• Instruction: Each line that holds the word "Write" counts once. Give the total number of such lines and nothing else.

• Dataset entries:
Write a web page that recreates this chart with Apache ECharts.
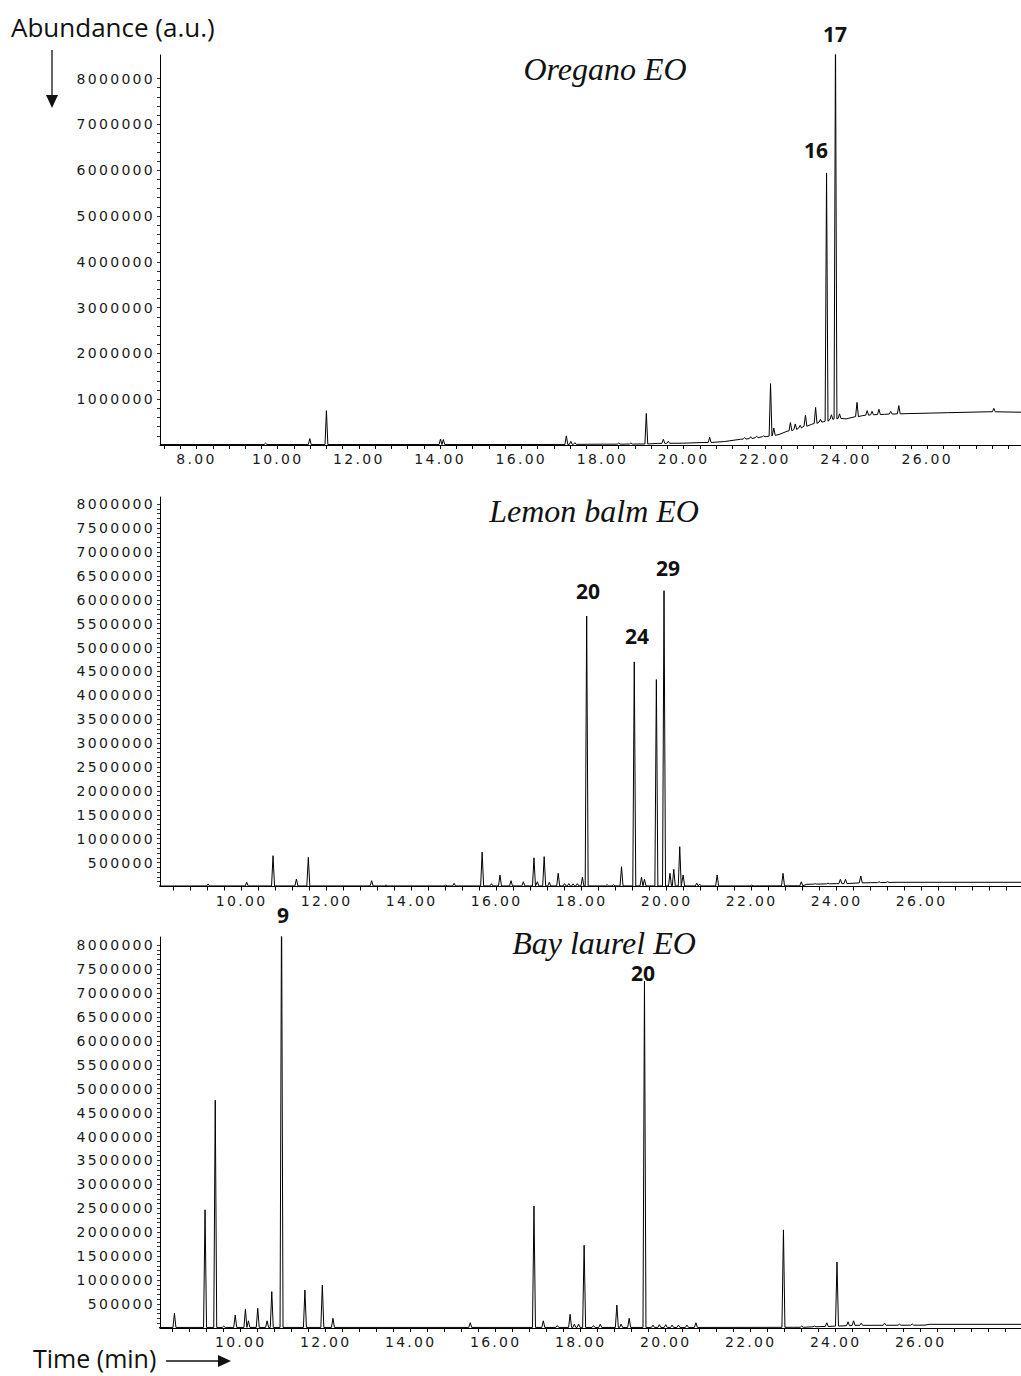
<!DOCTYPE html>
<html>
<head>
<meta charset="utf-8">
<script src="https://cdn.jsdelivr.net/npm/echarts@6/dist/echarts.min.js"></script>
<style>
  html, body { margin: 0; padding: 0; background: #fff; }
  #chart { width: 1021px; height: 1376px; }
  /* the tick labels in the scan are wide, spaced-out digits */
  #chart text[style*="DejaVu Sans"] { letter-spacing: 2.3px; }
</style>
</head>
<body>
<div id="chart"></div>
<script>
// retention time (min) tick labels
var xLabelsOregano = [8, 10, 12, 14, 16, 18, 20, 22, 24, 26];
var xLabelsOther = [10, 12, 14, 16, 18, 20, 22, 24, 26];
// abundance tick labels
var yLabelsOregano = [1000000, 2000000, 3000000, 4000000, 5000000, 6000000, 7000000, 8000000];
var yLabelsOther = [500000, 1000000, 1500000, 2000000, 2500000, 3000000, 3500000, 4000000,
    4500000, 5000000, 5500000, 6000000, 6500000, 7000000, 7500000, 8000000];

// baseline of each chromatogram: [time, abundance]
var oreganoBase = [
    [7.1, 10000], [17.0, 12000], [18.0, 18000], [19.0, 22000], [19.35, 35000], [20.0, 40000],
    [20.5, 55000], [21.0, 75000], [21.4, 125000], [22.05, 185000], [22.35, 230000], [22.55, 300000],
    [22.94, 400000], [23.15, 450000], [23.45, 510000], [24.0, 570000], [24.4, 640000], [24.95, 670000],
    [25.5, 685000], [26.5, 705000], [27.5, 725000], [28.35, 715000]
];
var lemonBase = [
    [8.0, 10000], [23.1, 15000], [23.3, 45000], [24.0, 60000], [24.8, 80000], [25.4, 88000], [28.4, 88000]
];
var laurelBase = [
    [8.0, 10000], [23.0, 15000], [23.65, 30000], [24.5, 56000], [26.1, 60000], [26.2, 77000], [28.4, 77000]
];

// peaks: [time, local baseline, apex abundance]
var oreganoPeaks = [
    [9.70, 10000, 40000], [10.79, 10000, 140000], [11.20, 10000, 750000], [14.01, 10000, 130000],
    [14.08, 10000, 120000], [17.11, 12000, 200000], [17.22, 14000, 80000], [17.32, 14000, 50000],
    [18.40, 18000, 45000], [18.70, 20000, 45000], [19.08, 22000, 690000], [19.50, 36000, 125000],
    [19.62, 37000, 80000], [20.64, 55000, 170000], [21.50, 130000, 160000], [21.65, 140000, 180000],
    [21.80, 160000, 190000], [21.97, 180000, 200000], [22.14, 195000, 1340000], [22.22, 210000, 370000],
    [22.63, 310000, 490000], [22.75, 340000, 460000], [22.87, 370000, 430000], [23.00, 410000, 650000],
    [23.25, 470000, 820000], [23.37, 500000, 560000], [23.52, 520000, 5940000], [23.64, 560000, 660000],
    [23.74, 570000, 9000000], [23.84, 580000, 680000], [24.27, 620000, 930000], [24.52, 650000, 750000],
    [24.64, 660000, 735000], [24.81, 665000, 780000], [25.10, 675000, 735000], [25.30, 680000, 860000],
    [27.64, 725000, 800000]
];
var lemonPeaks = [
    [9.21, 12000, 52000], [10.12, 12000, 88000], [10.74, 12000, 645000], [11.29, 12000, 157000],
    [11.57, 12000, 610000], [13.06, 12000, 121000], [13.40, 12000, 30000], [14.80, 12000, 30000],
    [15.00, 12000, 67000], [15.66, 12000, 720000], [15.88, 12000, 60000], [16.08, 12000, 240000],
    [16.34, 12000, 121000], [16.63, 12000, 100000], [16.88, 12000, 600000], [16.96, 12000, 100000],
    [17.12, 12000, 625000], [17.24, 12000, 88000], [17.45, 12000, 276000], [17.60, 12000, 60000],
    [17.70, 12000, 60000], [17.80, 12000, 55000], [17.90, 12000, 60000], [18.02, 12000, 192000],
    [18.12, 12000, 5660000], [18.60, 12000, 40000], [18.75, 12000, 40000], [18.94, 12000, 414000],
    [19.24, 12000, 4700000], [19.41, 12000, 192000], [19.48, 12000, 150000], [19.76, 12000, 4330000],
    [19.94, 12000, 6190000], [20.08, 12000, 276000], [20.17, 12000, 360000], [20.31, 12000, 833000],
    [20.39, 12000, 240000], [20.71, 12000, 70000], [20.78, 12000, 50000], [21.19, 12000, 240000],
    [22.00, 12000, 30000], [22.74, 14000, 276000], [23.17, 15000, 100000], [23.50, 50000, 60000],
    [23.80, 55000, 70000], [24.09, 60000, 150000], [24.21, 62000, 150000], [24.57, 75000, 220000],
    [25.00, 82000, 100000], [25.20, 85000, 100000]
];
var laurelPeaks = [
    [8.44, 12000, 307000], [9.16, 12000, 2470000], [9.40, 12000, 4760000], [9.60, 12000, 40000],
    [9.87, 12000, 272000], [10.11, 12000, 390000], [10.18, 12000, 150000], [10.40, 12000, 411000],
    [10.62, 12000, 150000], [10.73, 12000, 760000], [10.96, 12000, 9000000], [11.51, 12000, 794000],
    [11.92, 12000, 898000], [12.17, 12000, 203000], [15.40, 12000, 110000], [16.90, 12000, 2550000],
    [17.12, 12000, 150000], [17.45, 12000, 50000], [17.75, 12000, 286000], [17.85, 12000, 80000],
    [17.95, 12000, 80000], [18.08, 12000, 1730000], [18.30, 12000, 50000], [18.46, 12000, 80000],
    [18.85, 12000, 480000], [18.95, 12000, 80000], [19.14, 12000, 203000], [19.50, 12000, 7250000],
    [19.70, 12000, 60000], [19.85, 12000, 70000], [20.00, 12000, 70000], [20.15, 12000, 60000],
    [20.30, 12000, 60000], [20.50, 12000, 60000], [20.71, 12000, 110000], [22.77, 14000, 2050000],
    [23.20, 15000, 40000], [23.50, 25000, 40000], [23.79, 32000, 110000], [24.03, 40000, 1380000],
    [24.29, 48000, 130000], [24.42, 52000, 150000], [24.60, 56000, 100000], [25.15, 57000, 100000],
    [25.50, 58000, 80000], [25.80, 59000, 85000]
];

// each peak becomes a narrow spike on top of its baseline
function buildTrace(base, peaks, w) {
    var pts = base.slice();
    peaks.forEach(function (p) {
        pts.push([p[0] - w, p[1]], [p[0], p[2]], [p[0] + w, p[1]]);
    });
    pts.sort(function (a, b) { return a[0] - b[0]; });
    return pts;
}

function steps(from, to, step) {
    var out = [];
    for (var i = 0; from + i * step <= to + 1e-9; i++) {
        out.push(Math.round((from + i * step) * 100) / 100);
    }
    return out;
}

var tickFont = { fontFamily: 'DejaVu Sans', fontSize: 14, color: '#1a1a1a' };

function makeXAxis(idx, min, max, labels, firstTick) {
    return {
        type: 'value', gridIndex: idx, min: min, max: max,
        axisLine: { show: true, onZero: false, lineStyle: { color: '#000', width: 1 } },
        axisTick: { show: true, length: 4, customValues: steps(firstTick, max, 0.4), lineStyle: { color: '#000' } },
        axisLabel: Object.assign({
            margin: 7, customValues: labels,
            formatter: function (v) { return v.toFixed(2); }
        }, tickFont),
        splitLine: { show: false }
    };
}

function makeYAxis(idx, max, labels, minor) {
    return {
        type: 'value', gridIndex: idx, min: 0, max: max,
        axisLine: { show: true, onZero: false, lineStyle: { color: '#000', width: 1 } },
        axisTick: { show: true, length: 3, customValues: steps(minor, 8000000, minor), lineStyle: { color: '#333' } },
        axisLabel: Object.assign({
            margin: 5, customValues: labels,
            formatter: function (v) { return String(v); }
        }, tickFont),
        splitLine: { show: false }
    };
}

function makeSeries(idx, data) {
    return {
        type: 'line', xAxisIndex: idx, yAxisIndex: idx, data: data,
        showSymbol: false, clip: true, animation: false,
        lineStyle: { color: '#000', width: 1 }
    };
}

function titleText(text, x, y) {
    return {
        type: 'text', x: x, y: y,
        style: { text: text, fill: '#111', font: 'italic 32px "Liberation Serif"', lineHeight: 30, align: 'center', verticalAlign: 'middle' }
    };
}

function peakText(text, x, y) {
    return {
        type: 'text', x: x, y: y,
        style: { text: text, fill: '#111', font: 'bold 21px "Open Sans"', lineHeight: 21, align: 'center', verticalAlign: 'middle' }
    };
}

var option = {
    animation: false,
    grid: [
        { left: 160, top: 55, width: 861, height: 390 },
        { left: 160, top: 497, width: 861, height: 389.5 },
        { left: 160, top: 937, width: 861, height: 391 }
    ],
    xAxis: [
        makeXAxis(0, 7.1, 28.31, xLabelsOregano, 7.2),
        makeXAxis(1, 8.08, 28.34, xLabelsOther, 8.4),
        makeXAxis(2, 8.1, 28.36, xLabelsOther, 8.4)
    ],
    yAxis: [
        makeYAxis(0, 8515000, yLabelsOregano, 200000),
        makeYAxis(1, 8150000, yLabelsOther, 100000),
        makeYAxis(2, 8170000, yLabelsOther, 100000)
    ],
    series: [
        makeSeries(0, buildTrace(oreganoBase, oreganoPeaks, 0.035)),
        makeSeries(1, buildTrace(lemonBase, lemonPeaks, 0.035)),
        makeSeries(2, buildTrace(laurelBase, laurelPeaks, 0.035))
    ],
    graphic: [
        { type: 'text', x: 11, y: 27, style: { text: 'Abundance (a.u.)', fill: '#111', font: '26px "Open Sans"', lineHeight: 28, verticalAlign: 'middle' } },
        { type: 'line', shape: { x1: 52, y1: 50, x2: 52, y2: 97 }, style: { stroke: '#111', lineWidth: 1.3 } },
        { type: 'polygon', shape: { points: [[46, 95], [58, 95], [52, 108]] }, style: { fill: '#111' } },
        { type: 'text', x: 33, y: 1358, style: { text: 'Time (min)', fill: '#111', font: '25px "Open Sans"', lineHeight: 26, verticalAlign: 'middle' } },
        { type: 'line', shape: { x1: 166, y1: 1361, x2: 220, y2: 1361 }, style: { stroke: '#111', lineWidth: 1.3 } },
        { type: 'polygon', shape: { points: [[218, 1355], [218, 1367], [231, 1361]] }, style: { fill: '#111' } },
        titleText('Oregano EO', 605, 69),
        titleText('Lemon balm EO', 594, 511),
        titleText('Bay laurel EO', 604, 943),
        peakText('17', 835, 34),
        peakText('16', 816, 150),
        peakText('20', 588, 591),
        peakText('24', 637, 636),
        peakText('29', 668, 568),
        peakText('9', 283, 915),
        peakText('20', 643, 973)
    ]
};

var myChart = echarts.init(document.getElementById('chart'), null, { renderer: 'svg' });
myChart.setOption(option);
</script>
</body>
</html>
--
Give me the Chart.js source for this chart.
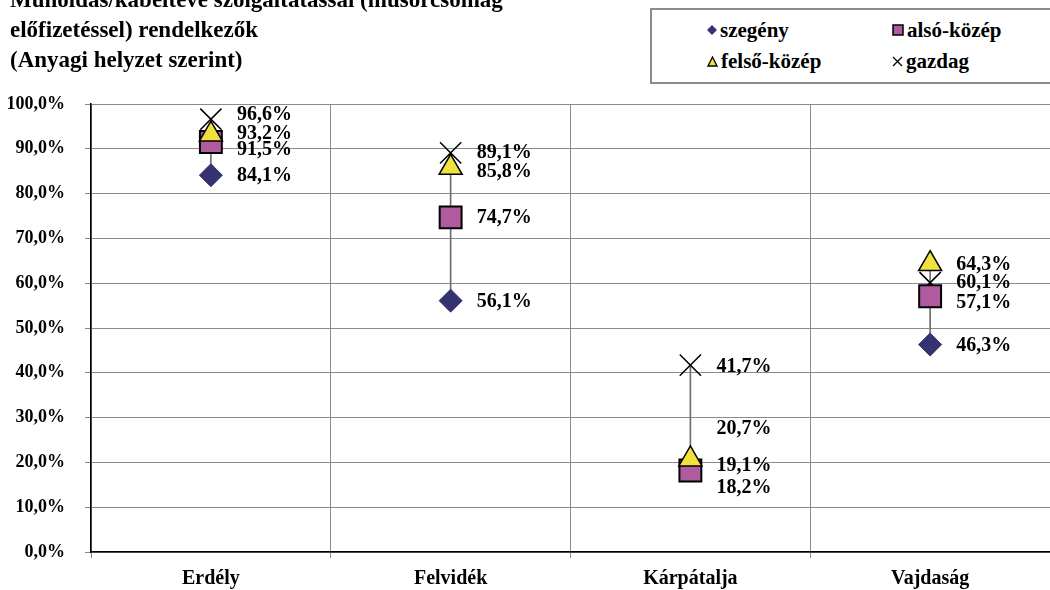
---
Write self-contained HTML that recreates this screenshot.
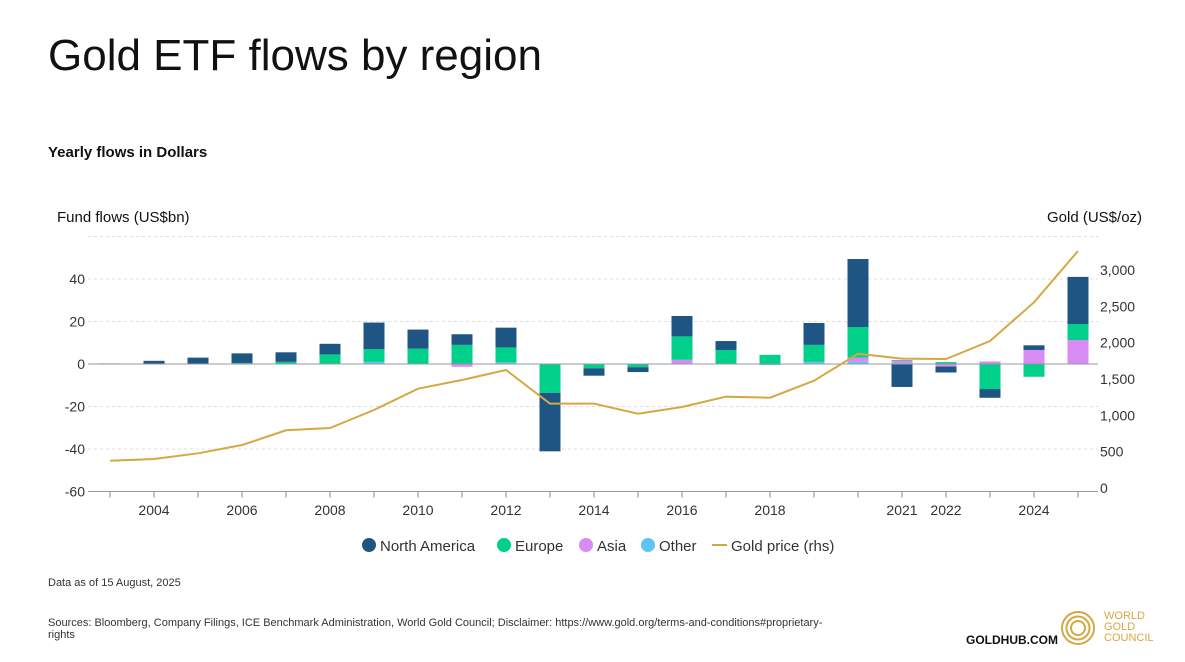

• Answer to this problem: 2